PROVIDED MATERIAL ::
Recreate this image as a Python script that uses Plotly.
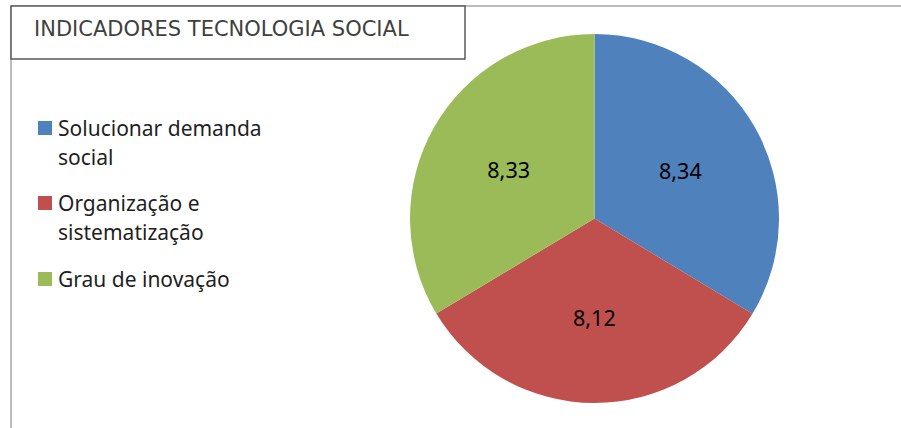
import plotly.graph_objects as go

# ---- data ----
categories = ["Solucionar demanda social", "Organização e sistematização", "Grau de inovação"]
values = [8.34, 8.12, 8.33]
legend_lines = [["Solucionar demanda", "social"],
                ["Organização e", "sistematização"],
                ["Grau de inovação"]]
colors = ["#4F81BD", "#C0504D", "#9BBB59"]
title_text = "INDICADORES TECNOLOGIA SOCIAL"

W, H = 901, 428


def px(x):
    return x / W


def py(y):
    return 1 - y / H


fig = go.Figure()
fig.add_trace(go.Pie(
    labels=categories,
    values=values,
    sort=False,
    direction="clockwise",
    rotation=0,
    marker=dict(colors=colors, line=dict(width=0)),
    texttemplate="%{value:.2f}",
    textposition="inside",
    insidetextorientation="horizontal",
    textfont=dict(family="Noto Sans", size=21.5, color="#000000"),
    domain=dict(x=[px(410), px(779)], y=[py(403), py(34)]),
    showlegend=False,
    hoverinfo="label+value",
))

shapes = []
annotations = []

# frame lines
shapes.append(dict(type="line", xref="paper", yref="paper",
                   x0=px(11), x1=px(901), y0=py(6), y1=py(6),
                   line=dict(color="#A6A6A6", width=1.5)))
shapes.append(dict(type="line", xref="paper", yref="paper",
                   x0=px(11), x1=px(11), y0=py(6), y1=py(428),
                   line=dict(color="#A6A6A6", width=1.5)))
# title box
shapes.append(dict(type="rect", xref="paper", yref="paper",
                   x0=px(11), x1=px(465), y0=py(6), y1=py(59),
                   line=dict(color="#595959", width=1.5), fillcolor="white"))
annotations.append(dict(text=title_text, xref="paper", yref="paper",
                        x=px(32), y=py(29), xanchor="left", yanchor="middle",
                        showarrow=False,
                        font=dict(family="DejaVu Sans", size=21, color="#404040")))

# legend (manual, built from the data lists)
entry_y = [128, 203, 279]
line_step = 29
for lines, col, y0 in zip(legend_lines, colors, entry_y):
    shapes.append(dict(type="rect", xref="paper", yref="paper",
                       x0=px(38), x1=px(52), y0=py(y0 - 7), y1=py(y0 + 7),
                       line=dict(width=0), fillcolor=col))
    for i, t in enumerate(lines):
        annotations.append(dict(text=t, xref="paper", yref="paper",
                                x=px(56), y=py(y0 + i * line_step),
                                xanchor="left", yanchor="middle", showarrow=False,
                                font=dict(family="Noto Sans", size=21, color="#1F1F1F")))

fig.update_layout(
    width=W, height=H,
    margin=dict(l=0, r=0, t=0, b=0),
    paper_bgcolor="white",
    plot_bgcolor="white",
    separators=",.",
    shapes=shapes,
    annotations=annotations,
)

fig.write_html("out.html",
               config={"displayModeBar": False},
               post_script="document.body.style.margin='0';document.body.style.overflow='hidden';")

EXERCISE REQUIREMENTS ::
Omit the pictures, then repeat exactly each line from the beginning of the listing through the line with "annotations = []".

THE OUTPUT ::
Recreate this image as a Python script that uses Plotly.
import plotly.graph_objects as go

# ---- data ----
categories = ["Solucionar demanda social", "Organização e sistematização", "Grau de inovação"]
values = [8.34, 8.12, 8.33]
legend_lines = [["Solucionar demanda", "social"],
                ["Organização e", "sistematização"],
                ["Grau de inovação"]]
colors = ["#4F81BD", "#C0504D", "#9BBB59"]
title_text = "INDICADORES TECNOLOGIA SOCIAL"

W, H = 901, 428


def px(x):
    return x / W


def py(y):
    return 1 - y / H


fig = go.Figure()
fig.add_trace(go.Pie(
    labels=categories,
    values=values,
    sort=False,
    direction="clockwise",
    rotation=0,
    marker=dict(colors=colors, line=dict(width=0)),
    texttemplate="%{value:.2f}",
    textposition="inside",
    insidetextorientation="horizontal",
    textfont=dict(family="Noto Sans", size=21.5, color="#000000"),
    domain=dict(x=[px(410), px(779)], y=[py(403), py(34)]),
    showlegend=False,
    hoverinfo="label+value",
))

shapes = []
annotations = []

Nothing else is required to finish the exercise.